Stated problem: Would you repeat the listing exactly but omit every picture?

>> BEGIN Extracted records

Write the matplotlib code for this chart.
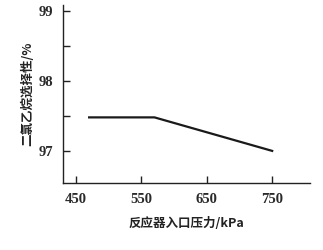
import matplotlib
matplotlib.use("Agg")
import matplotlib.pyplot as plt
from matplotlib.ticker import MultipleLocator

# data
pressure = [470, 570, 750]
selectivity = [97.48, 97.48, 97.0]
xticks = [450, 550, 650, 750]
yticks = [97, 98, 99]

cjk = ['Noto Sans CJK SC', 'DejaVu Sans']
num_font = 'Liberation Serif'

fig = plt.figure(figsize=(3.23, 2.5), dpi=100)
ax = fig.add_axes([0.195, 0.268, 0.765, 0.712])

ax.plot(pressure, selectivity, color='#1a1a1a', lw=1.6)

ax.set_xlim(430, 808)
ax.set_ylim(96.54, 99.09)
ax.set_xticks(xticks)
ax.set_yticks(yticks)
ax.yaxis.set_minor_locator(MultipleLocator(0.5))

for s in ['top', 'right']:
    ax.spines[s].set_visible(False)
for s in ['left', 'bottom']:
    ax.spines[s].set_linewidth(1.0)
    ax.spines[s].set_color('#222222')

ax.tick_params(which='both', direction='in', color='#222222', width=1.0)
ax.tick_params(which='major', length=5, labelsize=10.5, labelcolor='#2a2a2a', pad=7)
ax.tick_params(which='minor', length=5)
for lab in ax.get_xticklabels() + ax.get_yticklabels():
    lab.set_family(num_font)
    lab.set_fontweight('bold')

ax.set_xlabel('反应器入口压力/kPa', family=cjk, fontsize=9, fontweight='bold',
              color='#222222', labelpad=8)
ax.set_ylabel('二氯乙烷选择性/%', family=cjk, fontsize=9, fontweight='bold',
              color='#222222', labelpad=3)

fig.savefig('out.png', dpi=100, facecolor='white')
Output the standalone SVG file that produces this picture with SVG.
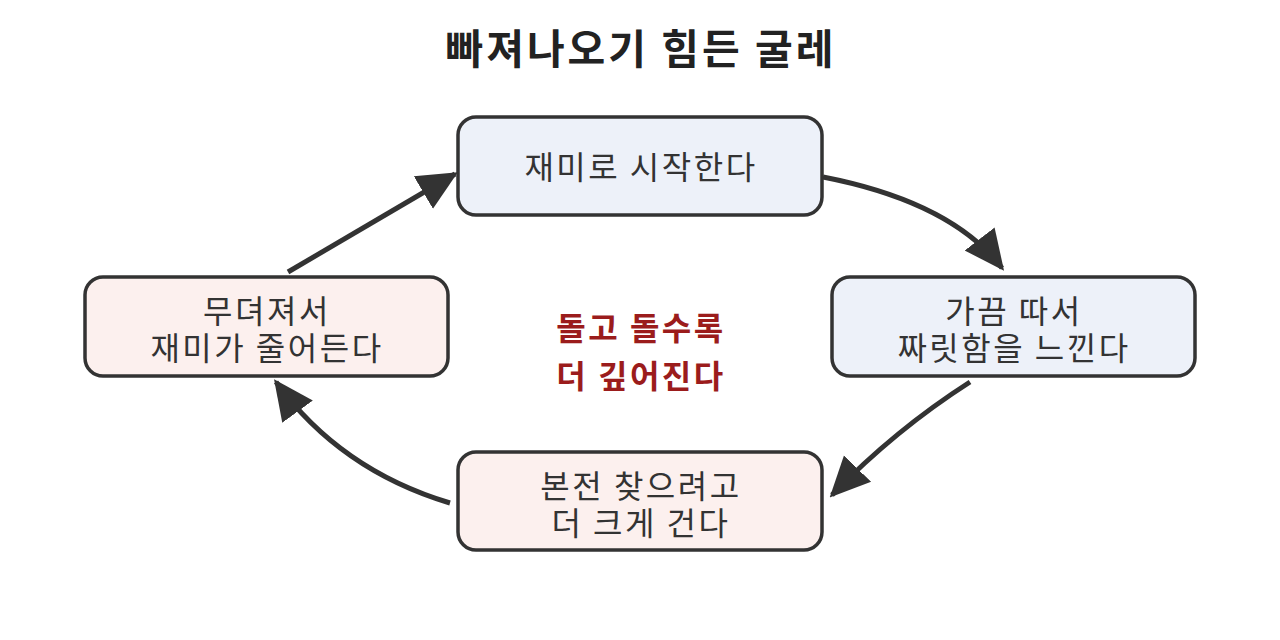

>> END Extracted records

Response to the exercise:
Write the matplotlib code for this chart.
import matplotlib
matplotlib.use("Agg")
import matplotlib.pyplot as plt
from matplotlib.ticker import MultipleLocator

# data
pressure = [470, 570, 750]
selectivity = [97.48, 97.48, 97.0]
xticks = [450, 550, 650, 750]
yticks = [97, 98, 99]

cjk = ['Noto Sans CJK SC', 'DejaVu Sans']
num_font = 'Liberation Serif'

fig = plt.figure(figsize=(3.23, 2.5), dpi=100)
ax = fig.add_axes([0.195, 0.268, 0.765, 0.712])

ax.plot(pressure, selectivity, color='#1a1a1a', lw=1.6)

ax.set_xlim(430, 808)
ax.set_ylim(96.54, 99.09)
ax.set_xticks(xticks)
ax.set_yticks(yticks)
ax.yaxis.set_minor_locator(MultipleLocator(0.5))

for s in ['top', 'right']:
    ax.spines[s].set_visible(False)
for s in ['left', 'bottom']:
    ax.spines[s].set_linewidth(1.0)
    ax.spines[s].set_color('#222222')

ax.tick_params(which='both', direction='in', color='#222222', width=1.0)
ax.tick_params(which='major', length=5, labelsize=10.5, labelcolor='#2a2a2a', pad=7)
ax.tick_params(which='minor', length=5)
for lab in ax.get_xticklabels() + ax.get_yticklabels():
    lab.set_family(num_font)
    lab.set_fontweight('bold')

ax.set_xlabel('反应器入口压力/kPa', family=cjk, fontsize=9, fontweight='bold',
              color='#222222', labelpad=8)
ax.set_ylabel('二氯乙烷选择性/%', family=cjk, fontsize=9, fontweight='bold',
              color='#222222', labelpad=3)

fig.savefig('out.png', dpi=100, facecolor='white')
Output the standalone SVG file that produces this picture with SVG.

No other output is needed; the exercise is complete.